Delpuech adds IPCC and NGFS scenarios “don’t give any indication of how the physical risks linked to global warming actually play out… there is no quantification”. Insurers and regulators must develop more exact specifications to gauge their solvency.

Another issue is whether analyses of long-term climate change risks should change the ways insurers allocate capital. Solvency management involves maintaining sufficient capital in today’s insurance markets to protect policyholders and for financial stability. That works very well for the existing severe weather-related risks, “but it could be destabilising to current pricing and markets, if regulators require capital to be applied today to something that may or may not happen” decades down the line, Scott says.  

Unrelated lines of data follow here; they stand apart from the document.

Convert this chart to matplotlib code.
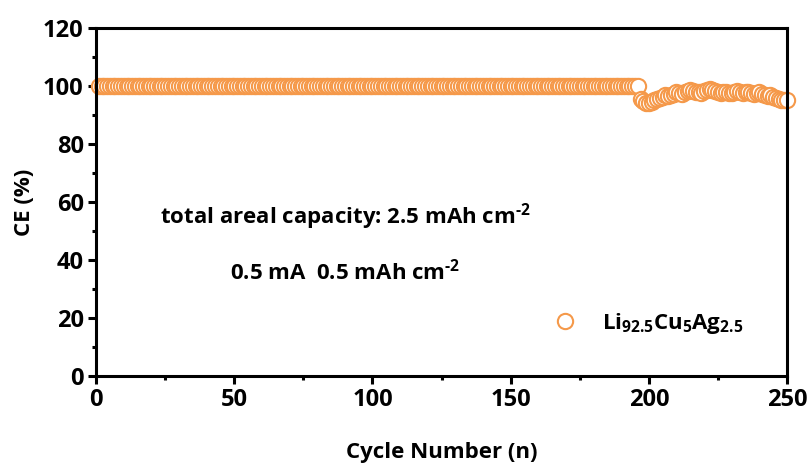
import numpy as np
import matplotlib.pyplot as plt
from matplotlib.ticker import MultipleLocator

plt.rcParams['font.family'] = ['Open Sans', 'DejaVu Sans']
plt.rcParams['font.weight'] = 'bold'
plt.rcParams['mathtext.fontset'] = 'custom'
plt.rcParams['mathtext.rm'] = 'Open Sans:bold'
plt.rcParams['mathtext.bf'] = 'Open Sans:bold'
plt.rcParams['mathtext.it'] = 'Open Sans:bold'
plt.rcParams['mathtext.default'] = 'bf'

# coulombic efficiency per cycle
stable_cycles = np.arange(1, 197)
stable_ce = [100.0] * len(stable_cycles)
late_cycles = np.arange(197, 251)
late_ce = [95.5, 94.8, 94.2, 94.0, 94.5, 95.0, 95.5, 96.0, 96.3, 96.8,
           96.5, 97.0, 97.3, 97.8, 97.5, 97.2, 98.0, 98.3, 98.6, 98.2,
           97.8, 98.0, 97.6, 98.2, 98.5, 98.8, 98.6, 98.2, 97.8, 97.5,
           97.9, 98.1, 97.7, 97.6, 98.0, 98.3, 97.9, 97.5, 97.8, 98.1,
           97.6, 97.2, 97.5, 97.8, 97.3, 96.8, 96.5, 97.0, 96.3, 95.8,
           95.5, 95.2, 95.0, 95.2]

cycles = np.concatenate([stable_cycles, late_cycles])
ce = np.concatenate([stable_ce, late_ce])

orange = '#F5994A'

fig = plt.figure(figsize=(8.08, 4.63), dpi=100)
ax = fig.add_axes([0.119, 0.188, 0.855, 0.7515])

ax.plot(cycles, ce, 'o', ms=11, mfc='white', mec=orange, mew=1.5,
        label=r'Li$_{92.5}$Cu$_5$Ag$_{2.5}$', clip_on=False)

ax.set_xlim(0, 250)
ax.set_ylim(0, 120)
ax.xaxis.set_major_locator(MultipleLocator(50))
ax.xaxis.set_minor_locator(MultipleLocator(25))
ax.yaxis.set_major_locator(MultipleLocator(20))
ax.yaxis.set_minor_locator(MultipleLocator(10))

for s in ax.spines.values():
    s.set_linewidth(2.2)
ax.tick_params(which='major', direction='out', length=6, width=2.2,
               labelsize=17, pad=3)
ax.tick_params(which='minor', direction='out', length=3, width=2.2)
for lab in ax.get_xticklabels() + ax.get_yticklabels():
    lab.set_fontweight('bold')

ax.set_xlabel('Cycle Number (n)', fontsize=16, fontweight='bold', labelpad=21)
ax.set_ylabel('CE (%)', fontsize=16, fontweight='bold', labelpad=6)

ax.text(23, 55, r'total areal capacity: 2.5 mAh cm$^{\text{-2}}$', fontsize=16,
        fontweight='bold', va='center')
ax.text(48.5, 36, r'0.5 mA  0.5 mAh cm$^{\text{-2}}$', fontsize=16,
        fontweight='bold', va='center')

ax.legend(loc='center left', bbox_to_anchor=(0.618, 0.152), frameon=False,
          handletextpad=0.65, markerscale=1.0,
          prop={'weight': 'bold', 'size': 16})

fig.savefig('out.png', dpi=100)
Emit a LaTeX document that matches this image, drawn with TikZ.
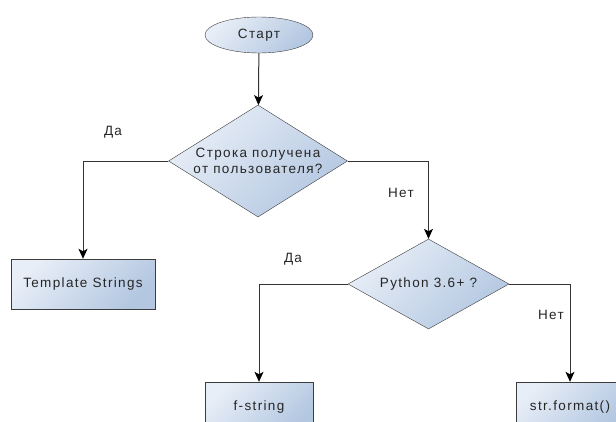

Holmes says “overestimating risk could lead to insurers forgoing profitable business and become uncompetitive in the market”.

“The more immediate risk of greater unpredictability of severe weather can be managed through more sophisticated data and modelling, which helps price risk more accurately,” Holmes adds.

Fudji says insurers can reprice or drop policies or acquire more reinsurance on a regular short-term basis – unlike banks, which have fixed-term assets in the form of loans. It is “not necessarily most relevant to make business decisions today on what could happen in 25 or 30 years’ time”, he says.

Scenario analyses may be plausible forecasts, but one cannot determine how probable they are, Scott continues. If insurers start reserving capital for hypothetical long-tail climate risks, they will end up severely curtailing the availability of affordable insurance.

Scott distinguished between solvency requirements, which tend to rely on historical data, and scenario analysis, which is more prospective and lends itself to dealing with uncertain pathways and testing hypotheses. He suggested that regulators apply the latter instrument, as encouraged by the Taskforce on Climate-related Financial Disclosures with its long-term “what-if” guidelines. “I think everybody’s learning still,” he said, “and especially in the regulatory space.”